Can you print the data exactly and leave out each image?

— start of GIVEN DATA —

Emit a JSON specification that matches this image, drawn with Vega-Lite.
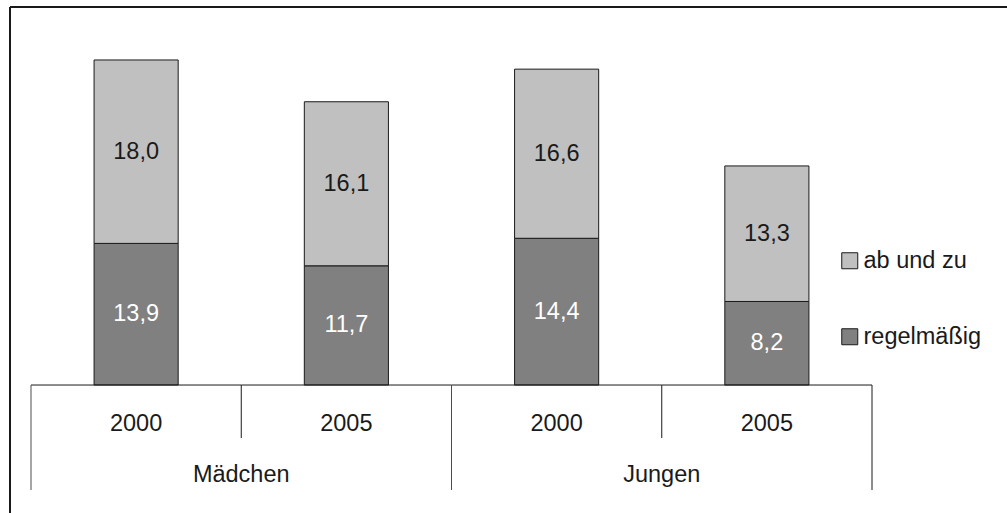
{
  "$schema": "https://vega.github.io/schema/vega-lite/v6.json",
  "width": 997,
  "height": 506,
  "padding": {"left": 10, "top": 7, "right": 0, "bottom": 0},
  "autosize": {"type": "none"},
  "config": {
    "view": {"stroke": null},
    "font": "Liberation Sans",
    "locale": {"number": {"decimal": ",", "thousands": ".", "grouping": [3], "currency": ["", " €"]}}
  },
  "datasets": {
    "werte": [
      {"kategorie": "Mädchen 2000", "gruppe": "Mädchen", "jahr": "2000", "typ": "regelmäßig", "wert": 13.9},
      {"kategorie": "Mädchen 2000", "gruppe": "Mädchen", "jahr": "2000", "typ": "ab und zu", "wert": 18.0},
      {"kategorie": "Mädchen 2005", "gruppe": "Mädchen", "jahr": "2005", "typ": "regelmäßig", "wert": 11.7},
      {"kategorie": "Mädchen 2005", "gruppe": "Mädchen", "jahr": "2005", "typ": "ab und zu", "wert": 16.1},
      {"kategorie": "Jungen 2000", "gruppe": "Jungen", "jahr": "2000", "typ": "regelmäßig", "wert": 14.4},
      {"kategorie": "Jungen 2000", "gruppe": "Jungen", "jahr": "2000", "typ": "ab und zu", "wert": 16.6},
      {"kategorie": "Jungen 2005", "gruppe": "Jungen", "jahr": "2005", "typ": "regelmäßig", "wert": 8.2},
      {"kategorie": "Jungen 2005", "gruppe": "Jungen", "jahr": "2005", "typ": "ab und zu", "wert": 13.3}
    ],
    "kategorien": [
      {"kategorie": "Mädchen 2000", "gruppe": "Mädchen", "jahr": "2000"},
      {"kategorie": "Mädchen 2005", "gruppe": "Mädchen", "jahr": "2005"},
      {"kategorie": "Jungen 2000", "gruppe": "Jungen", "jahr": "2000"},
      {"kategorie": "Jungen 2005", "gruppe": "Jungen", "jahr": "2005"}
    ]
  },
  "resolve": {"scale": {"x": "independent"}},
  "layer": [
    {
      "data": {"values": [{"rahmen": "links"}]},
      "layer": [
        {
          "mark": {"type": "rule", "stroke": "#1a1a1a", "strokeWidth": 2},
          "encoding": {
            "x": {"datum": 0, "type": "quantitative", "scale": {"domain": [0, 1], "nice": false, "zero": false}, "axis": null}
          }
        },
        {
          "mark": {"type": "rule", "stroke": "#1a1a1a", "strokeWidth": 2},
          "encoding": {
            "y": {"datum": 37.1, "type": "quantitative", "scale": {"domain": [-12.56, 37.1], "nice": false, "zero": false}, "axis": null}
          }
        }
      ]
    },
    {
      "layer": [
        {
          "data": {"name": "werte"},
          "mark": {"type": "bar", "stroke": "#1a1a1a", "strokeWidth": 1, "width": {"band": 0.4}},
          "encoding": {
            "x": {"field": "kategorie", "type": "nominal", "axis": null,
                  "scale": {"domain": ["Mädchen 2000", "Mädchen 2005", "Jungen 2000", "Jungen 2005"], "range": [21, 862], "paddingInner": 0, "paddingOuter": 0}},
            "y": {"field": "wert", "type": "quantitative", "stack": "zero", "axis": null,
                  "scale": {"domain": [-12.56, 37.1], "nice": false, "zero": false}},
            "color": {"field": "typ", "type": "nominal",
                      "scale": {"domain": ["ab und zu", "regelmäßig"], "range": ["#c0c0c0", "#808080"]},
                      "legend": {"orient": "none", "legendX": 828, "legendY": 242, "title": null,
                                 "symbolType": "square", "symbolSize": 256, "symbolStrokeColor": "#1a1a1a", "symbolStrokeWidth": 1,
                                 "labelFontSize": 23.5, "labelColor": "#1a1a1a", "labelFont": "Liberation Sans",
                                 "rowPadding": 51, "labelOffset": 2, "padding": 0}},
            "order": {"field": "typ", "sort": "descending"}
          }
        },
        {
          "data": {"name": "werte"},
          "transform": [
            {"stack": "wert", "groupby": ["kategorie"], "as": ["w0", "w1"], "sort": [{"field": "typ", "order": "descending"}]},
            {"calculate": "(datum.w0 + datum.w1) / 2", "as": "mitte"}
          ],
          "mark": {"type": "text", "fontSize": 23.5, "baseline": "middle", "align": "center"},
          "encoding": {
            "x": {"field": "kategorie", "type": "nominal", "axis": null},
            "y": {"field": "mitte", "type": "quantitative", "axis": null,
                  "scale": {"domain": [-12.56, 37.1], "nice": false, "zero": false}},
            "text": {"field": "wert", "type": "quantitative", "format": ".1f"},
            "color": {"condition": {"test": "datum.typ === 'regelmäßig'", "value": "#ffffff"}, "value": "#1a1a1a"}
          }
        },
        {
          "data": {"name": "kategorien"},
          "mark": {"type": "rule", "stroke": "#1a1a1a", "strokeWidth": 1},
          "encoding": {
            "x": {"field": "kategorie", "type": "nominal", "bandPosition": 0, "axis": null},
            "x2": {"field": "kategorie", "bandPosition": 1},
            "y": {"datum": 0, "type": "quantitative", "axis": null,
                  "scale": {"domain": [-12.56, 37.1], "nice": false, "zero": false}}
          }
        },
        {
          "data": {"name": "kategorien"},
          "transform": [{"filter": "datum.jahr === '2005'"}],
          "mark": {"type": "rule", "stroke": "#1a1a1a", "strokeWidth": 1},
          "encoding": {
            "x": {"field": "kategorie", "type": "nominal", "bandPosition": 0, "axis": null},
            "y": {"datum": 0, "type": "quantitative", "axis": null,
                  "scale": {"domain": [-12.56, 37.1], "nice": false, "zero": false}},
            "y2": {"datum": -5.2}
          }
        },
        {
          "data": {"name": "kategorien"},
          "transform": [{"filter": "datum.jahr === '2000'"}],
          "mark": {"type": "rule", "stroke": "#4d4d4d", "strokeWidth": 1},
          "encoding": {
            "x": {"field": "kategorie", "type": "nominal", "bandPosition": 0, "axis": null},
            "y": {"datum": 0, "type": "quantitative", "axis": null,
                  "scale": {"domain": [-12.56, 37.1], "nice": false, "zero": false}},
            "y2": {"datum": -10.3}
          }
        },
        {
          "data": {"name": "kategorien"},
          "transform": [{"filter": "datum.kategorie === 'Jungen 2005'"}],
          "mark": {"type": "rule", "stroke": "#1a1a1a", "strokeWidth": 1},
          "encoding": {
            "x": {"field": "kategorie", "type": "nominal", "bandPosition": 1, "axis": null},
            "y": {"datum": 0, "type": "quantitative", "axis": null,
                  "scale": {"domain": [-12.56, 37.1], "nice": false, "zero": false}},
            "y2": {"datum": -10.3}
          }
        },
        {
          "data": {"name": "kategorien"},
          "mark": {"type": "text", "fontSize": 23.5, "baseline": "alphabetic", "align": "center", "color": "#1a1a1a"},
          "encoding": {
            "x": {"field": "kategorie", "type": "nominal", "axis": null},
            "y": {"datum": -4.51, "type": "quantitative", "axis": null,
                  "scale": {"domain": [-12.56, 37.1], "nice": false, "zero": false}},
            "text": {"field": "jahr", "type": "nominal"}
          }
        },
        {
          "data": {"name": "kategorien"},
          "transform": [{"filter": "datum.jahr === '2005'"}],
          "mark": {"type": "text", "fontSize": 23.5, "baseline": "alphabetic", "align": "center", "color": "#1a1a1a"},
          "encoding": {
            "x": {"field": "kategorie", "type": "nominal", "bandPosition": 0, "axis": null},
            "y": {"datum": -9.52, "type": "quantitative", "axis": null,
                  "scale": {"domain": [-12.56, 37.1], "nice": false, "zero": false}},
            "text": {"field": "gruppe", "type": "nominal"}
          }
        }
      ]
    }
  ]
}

— end of GIVEN DATA —

FULL SOLUTION:
Emit a JSON specification that matches this image, drawn with Vega-Lite.
{
  "$schema": "https://vega.github.io/schema/vega-lite/v6.json",
  "width": 997,
  "height": 506,
  "padding": {"left": 10, "top": 7, "right": 0, "bottom": 0},
  "autosize": {"type": "none"},
  "config": {
    "view": {"stroke": null},
    "font": "Liberation Sans",
    "locale": {"number": {"decimal": ",", "thousands": ".", "grouping": [3], "currency": ["", " €"]}}
  },
  "datasets": {
    "werte": [
      {"kategorie": "Mädchen 2000", "gruppe": "Mädchen", "jahr": "2000", "typ": "regelmäßig", "wert": 13.9},
      {"kategorie": "Mädchen 2000", "gruppe": "Mädchen", "jahr": "2000", "typ": "ab und zu", "wert": 18.0},
      {"kategorie": "Mädchen 2005", "gruppe": "Mädchen", "jahr": "2005", "typ": "regelmäßig", "wert": 11.7},
      {"kategorie": "Mädchen 2005", "gruppe": "Mädchen", "jahr": "2005", "typ": "ab und zu", "wert": 16.1},
      {"kategorie": "Jungen 2000", "gruppe": "Jungen", "jahr": "2000", "typ": "regelmäßig", "wert": 14.4},
      {"kategorie": "Jungen 2000", "gruppe": "Jungen", "jahr": "2000", "typ": "ab und zu", "wert": 16.6},
      {"kategorie": "Jungen 2005", "gruppe": "Jungen", "jahr": "2005", "typ": "regelmäßig", "wert": 8.2},
      {"kategorie": "Jungen 2005", "gruppe": "Jungen", "jahr": "2005", "typ": "ab und zu", "wert": 13.3}
    ],
    "kategorien": [
      {"kategorie": "Mädchen 2000", "gruppe": "Mädchen", "jahr": "2000"},
      {"kategorie": "Mädchen 2005", "gruppe": "Mädchen", "jahr": "2005"},
      {"kategorie": "Jungen 2000", "gruppe": "Jungen", "jahr": "2000"},
      {"kategorie": "Jungen 2005", "gruppe": "Jungen", "jahr": "2005"}
    ]
  },
  "resolve": {"scale": {"x": "independent"}},
  "layer": [
    {
      "data": {"values": [{"rahmen": "links"}]},
      "layer": [
        {
          "mark": {"type": "rule", "stroke": "#1a1a1a", "strokeWidth": 2},
          "encoding": {
            "x": {"datum": 0, "type": "quantitative", "scale": {"domain": [0, 1], "nice": false, "zero": false}, "axis": null}
          }
        },
        {
          "mark": {"type": "rule", "stroke": "#1a1a1a", "strokeWidth": 2},
          "encoding": {
            "y": {"datum": 37.1, "type": "quantitative", "scale": {"domain": [-12.56, 37.1], "nice": false, "zero": false}, "axis": null}
          }
        }
      ]
    },
    {
      "layer": [
        {
          "data": {"name": "werte"},
          "mark": {"type": "bar", "stroke": "#1a1a1a", "strokeWidth": 1, "width": {"band": 0.4}},
          "encoding": {
            "x": {"field": "kategorie", "type": "nominal", "axis": null,
                  "scale": {"domain": ["Mädchen 2000", "Mädchen 2005", "Jungen 2000", "Jungen 2005"], "range": [21, 862], "paddingInner": 0, "paddingOuter": 0}},
            "y": {"field": "wert", "type": "quantitative", "stack": "zero", "axis": null,
                  "scale": {"domain": [-12.56, 37.1], "nice": false, "zero": false}},
            "color": {"field": "typ", "type": "nominal",
                      "scale": {"domain": ["ab und zu", "regelmäßig"], "range": ["#c0c0c0", "#808080"]},
                      "legend": {"orient": "none", "legendX": 828, "legendY": 242, "title": null,
                                 "symbolType": "square", "symbolSize": 256, "symbolStrokeColor": "#1a1a1a", "symbolStrokeWidth": 1,
                                 "labelFontSize": 23.5, "labelColor": "#1a1a1a", "labelFont": "Liberation Sans",
                                 "rowPadding": 51, "labelOffset": 2, "padding": 0}},
            "order": {"field": "typ", "sort": "descending"}
          }
        },
        {
          "data": {"name": "werte"},
          "transform": [
            {"stack": "wert", "groupby": ["kategorie"], "as": ["w0", "w1"], "sort": [{"field": "typ", "order": "descending"}]},
            {"calculate": "(datum.w0 + datum.w1) / 2", "as": "mitte"}
          ],
          "mark": {"type": "text", "fontSize": 23.5, "baseline": "middle", "align": "center"},
          "encoding": {
            "x": {"field": "kategorie", "type": "nominal", "axis": null},
            "y": {"field": "mitte", "type": "quantitative", "axis": null,
                  "scale": {"domain": [-12.56, 37.1], "nice": false, "zero": false}},
            "text": {"field": "wert", "type": "quantitative", "format": ".1f"},
            "color": {"condition": {"test": "datum.typ === 'regelmäßig'", "value": "#ffffff"}, "value": "#1a1a1a"}
          }
        },
        {
          "data": {"name": "kategorien"},
          "mark": {"type": "rule", "stroke": "#1a1a1a", "strokeWidth": 1},
          "encoding": {
            "x": {"field": "kategorie", "type": "nominal", "bandPosition": 0, "axis": null},
            "x2": {"field": "kategorie", "bandPosition": 1},
            "y": {"datum": 0, "type": "quantitative", "axis": null,
                  "scale": {"domain": [-12.56, 37.1], "nice": false, "zero": false}}
          }
        },
        {
          "data": {"name": "kategorien"},
          "transform": [{"filter": "datum.jahr === '2005'"}],
          "mark": {"type": "rule", "stroke": "#1a1a1a", "strokeWidth": 1},
          "encoding": {
            "x": {"field": "kategorie", "type": "nominal", "bandPosition": 0, "axis": null},
            "y": {"datum": 0, "type": "quantitative", "axis": null,
                  "scale": {"domain": [-12.56, 37.1], "nice": false, "zero": false}},
            "y2": {"datum": -5.2}
          }
        },
        {
          "data": {"name": "kategorien"},
          "transform": [{"filter": "datum.jahr === '2000'"}],
          "mark": {"type": "rule", "stroke": "#4d4d4d", "strokeWidth": 1},
          "encoding": {
            "x": {"field": "kategorie", "type": "nominal", "bandPosition": 0, "axis": null},
            "y": {"datum": 0, "type": "quantitative", "axis": null,
                  "scale": {"domain": [-12.56, 37.1], "nice": false, "zero": false}},
            "y2": {"datum": -10.3}
          }
        },
        {
          "data": {"name": "kategorien"},
          "transform": [{"filter": "datum.kategorie === 'Jungen 2005'"}],
          "mark": {"type": "rule", "stroke": "#1a1a1a", "strokeWidth": 1},
          "encoding": {
            "x": {"field": "kategorie", "type": "nominal", "bandPosition": 1, "axis": null},
            "y": {"datum": 0, "type": "quantitative", "axis": null,
                  "scale": {"domain": [-12.56, 37.1], "nice": false, "zero": false}},
            "y2": {"datum": -10.3}
          }
        },
        {
          "data": {"name": "kategorien"},
          "mark": {"type": "text", "fontSize": 23.5, "baseline": "alphabetic", "align": "center", "color": "#1a1a1a"},
          "encoding": {
            "x": {"field": "kategorie", "type": "nominal", "axis": null},
            "y": {"datum": -4.51, "type": "quantitative", "axis": null,
                  "scale": {"domain": [-12.56, 37.1], "nice": false, "zero": false}},
            "text": {"field": "jahr", "type": "nominal"}
          }
        },
        {
          "data": {"name": "kategorien"},
          "transform": [{"filter": "datum.jahr === '2005'"}],
          "mark": {"type": "text", "fontSize": 23.5, "baseline": "alphabetic", "align": "center", "color": "#1a1a1a"},
          "encoding": {
            "x": {"field": "kategorie", "type": "nominal", "bandPosition": 0, "axis": null},
            "y": {"datum": -9.52, "type": "quantitative", "axis": null,
                  "scale": {"domain": [-12.56, 37.1], "nice": false, "zero": false}},
            "text": {"field": "gruppe", "type": "nominal"}
          }
        }
      ]
    }
  ]
}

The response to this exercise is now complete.